■ **PROBLEM STATEMENT**
Pick out each line with the word "HTML" from the material that follows.

■ **SUPPLIED ENTRIES**

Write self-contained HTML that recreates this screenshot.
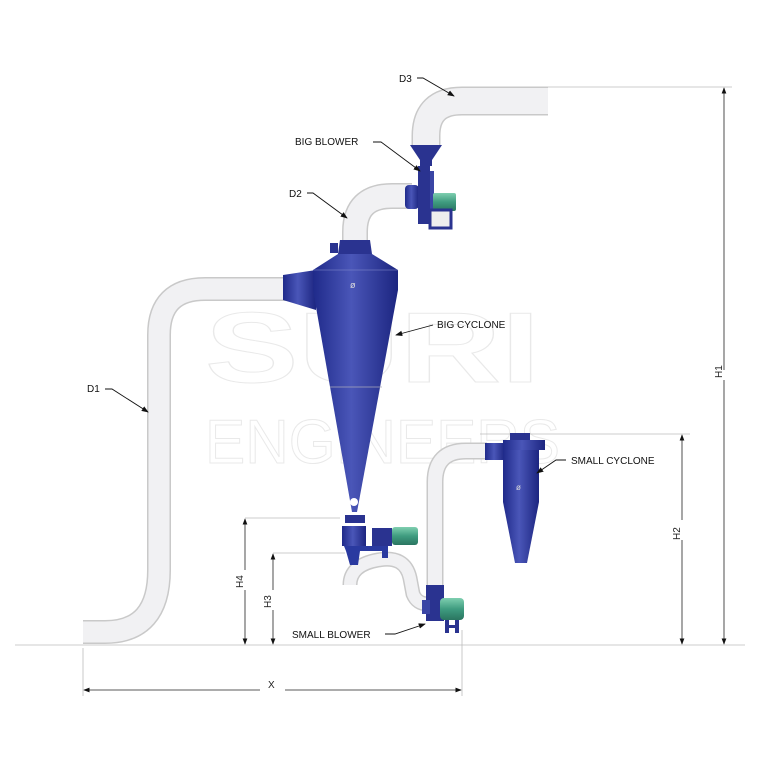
==
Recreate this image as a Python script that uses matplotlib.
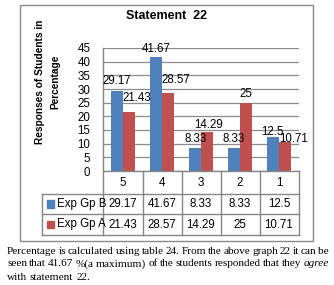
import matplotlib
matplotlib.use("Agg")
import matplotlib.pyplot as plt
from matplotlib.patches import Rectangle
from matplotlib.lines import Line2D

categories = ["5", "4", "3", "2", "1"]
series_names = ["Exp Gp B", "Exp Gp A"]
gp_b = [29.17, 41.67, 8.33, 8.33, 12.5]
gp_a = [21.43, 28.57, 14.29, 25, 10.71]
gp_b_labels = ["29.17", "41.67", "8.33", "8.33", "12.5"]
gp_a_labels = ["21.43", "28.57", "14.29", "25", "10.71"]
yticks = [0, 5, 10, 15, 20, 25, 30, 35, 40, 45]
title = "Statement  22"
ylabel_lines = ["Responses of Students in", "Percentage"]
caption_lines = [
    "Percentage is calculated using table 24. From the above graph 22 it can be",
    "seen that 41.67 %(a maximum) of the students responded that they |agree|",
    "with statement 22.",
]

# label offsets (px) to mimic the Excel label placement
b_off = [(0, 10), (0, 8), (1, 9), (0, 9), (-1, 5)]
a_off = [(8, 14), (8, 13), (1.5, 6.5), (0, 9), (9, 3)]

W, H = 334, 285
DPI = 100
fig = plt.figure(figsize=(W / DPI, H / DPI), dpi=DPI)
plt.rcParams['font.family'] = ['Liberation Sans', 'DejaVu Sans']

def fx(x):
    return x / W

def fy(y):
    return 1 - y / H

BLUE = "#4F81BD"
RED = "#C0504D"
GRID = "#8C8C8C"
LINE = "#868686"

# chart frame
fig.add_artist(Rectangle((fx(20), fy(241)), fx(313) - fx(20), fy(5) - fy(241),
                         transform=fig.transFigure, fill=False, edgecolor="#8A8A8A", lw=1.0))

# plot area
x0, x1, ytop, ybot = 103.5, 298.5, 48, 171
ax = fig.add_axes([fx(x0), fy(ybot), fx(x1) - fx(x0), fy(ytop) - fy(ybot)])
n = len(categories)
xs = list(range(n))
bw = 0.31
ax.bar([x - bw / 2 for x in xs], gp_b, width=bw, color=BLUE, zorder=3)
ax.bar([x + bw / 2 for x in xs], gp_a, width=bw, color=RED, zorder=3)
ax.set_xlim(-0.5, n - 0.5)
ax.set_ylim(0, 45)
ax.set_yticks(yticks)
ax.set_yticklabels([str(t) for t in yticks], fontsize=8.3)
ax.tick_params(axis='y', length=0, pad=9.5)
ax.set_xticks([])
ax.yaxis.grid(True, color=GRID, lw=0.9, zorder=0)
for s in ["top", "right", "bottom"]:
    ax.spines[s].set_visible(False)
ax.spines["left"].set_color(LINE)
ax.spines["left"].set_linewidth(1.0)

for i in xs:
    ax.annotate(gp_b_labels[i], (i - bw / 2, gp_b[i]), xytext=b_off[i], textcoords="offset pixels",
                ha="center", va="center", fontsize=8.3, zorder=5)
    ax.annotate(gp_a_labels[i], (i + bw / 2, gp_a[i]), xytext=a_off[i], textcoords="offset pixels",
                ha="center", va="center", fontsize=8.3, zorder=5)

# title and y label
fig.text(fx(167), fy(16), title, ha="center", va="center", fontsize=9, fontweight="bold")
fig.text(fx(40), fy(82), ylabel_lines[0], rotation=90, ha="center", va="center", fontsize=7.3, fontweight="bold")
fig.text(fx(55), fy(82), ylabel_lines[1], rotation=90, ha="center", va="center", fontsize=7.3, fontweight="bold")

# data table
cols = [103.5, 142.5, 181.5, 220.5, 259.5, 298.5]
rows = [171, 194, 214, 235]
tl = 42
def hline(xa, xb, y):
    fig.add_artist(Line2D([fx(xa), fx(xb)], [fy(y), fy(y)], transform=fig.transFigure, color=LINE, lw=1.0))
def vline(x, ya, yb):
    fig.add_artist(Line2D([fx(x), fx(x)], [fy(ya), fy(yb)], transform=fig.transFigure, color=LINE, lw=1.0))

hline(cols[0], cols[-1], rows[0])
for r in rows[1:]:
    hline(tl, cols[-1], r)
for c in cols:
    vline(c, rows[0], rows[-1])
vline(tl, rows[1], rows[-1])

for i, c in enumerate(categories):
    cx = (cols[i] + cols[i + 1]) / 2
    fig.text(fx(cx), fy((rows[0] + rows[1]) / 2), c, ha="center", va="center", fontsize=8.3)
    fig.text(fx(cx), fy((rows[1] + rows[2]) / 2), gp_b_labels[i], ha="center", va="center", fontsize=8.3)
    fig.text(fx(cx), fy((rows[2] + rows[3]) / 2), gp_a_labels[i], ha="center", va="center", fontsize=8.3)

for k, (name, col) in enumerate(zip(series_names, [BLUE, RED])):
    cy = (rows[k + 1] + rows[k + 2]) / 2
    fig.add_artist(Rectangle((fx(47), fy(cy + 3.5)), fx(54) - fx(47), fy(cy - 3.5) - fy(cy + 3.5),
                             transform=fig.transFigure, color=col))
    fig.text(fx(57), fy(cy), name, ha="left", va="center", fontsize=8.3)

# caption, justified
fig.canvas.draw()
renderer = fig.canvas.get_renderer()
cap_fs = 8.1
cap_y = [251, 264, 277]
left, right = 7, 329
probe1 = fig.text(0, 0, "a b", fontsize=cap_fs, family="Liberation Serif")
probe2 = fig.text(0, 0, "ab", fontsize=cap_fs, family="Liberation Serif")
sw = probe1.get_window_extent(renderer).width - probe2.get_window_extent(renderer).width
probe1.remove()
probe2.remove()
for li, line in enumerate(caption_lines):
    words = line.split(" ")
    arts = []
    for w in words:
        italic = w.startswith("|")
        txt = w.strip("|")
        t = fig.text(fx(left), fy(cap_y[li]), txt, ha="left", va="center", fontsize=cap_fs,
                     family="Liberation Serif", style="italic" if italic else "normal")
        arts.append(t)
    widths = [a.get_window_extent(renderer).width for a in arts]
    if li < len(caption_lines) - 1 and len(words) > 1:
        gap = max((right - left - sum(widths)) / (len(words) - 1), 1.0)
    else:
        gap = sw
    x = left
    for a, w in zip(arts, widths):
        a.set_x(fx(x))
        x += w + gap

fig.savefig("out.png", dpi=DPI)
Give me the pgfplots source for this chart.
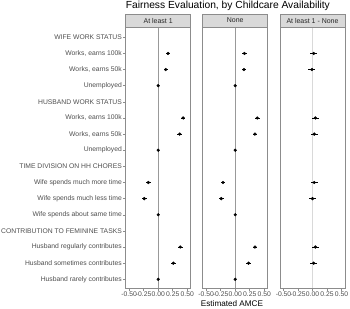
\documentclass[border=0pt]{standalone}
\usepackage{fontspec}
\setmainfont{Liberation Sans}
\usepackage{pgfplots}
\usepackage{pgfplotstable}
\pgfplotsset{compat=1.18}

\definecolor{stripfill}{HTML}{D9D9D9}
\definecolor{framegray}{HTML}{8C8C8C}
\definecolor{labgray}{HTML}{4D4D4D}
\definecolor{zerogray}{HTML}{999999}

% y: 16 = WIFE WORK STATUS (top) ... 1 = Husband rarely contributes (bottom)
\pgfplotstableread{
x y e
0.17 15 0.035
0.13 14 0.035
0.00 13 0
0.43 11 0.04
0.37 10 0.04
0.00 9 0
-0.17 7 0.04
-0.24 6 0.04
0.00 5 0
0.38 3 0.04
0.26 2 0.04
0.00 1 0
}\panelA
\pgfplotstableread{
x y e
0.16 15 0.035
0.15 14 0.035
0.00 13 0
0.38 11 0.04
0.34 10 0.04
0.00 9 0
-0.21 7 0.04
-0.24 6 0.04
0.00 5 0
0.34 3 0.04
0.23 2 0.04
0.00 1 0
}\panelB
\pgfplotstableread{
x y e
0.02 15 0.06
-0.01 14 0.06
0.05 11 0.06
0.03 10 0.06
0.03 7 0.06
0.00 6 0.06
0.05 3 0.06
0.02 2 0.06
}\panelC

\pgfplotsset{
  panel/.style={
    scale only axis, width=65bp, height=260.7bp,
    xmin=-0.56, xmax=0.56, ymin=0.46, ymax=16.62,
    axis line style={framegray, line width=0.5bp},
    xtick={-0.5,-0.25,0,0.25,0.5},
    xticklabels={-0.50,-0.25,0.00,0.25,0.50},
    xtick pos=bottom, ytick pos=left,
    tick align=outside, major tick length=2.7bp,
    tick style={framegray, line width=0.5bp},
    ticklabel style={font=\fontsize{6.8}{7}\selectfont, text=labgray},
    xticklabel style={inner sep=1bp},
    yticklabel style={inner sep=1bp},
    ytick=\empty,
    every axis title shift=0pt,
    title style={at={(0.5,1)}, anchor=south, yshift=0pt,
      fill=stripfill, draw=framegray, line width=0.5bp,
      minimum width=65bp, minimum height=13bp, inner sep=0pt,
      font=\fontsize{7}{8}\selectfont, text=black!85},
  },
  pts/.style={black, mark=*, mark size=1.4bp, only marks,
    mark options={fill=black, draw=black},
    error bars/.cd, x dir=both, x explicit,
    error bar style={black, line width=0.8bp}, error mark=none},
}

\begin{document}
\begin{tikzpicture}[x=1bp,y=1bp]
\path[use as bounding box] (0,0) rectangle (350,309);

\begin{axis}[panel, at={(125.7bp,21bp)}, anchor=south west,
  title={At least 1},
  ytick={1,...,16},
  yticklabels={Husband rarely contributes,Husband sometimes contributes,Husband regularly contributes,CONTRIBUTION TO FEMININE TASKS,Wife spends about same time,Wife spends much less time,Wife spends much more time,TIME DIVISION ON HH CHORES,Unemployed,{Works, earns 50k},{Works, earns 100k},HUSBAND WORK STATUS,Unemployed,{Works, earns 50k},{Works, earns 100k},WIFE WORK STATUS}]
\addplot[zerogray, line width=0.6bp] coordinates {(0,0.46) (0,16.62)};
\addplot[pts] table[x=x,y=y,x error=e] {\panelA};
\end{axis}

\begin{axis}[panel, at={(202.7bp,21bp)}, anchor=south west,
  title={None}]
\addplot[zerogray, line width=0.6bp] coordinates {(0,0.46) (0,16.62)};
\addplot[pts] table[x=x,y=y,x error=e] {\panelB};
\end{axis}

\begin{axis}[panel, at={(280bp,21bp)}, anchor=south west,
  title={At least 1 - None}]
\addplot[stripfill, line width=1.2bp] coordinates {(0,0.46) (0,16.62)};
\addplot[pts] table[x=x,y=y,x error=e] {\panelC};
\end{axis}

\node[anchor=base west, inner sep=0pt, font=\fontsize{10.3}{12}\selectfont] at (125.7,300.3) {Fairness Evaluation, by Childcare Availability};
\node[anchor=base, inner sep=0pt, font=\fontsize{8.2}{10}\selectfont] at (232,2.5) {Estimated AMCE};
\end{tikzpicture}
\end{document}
...
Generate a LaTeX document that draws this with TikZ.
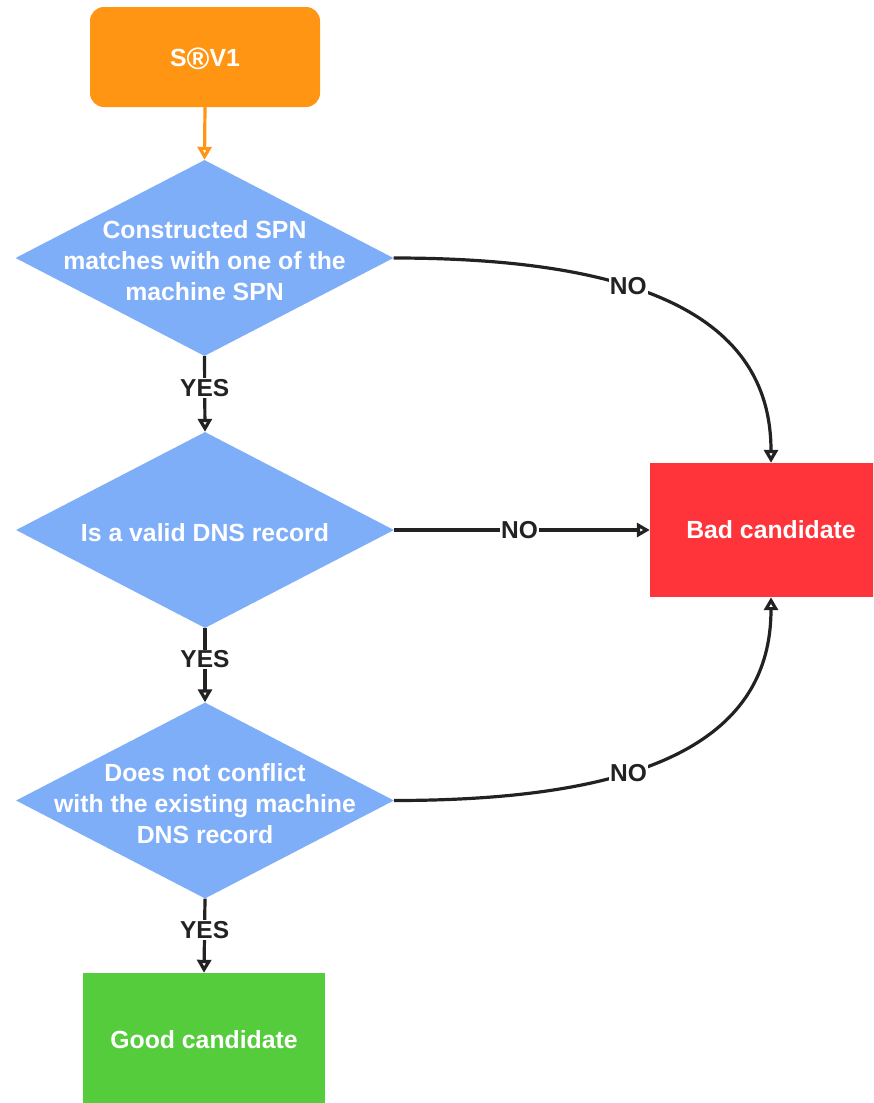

■ **WRITTEN SOLUTION**
Write self-contained HTML that recreates this screenshot.
\definecolor{stripfill}{HTML}{D9D9D9}
\definecolor{framegray}{HTML}{8C8C8C}
\definecolor{labgray}{HTML}{4D4D4D}
\definecolor{zerogray}{HTML}{999999}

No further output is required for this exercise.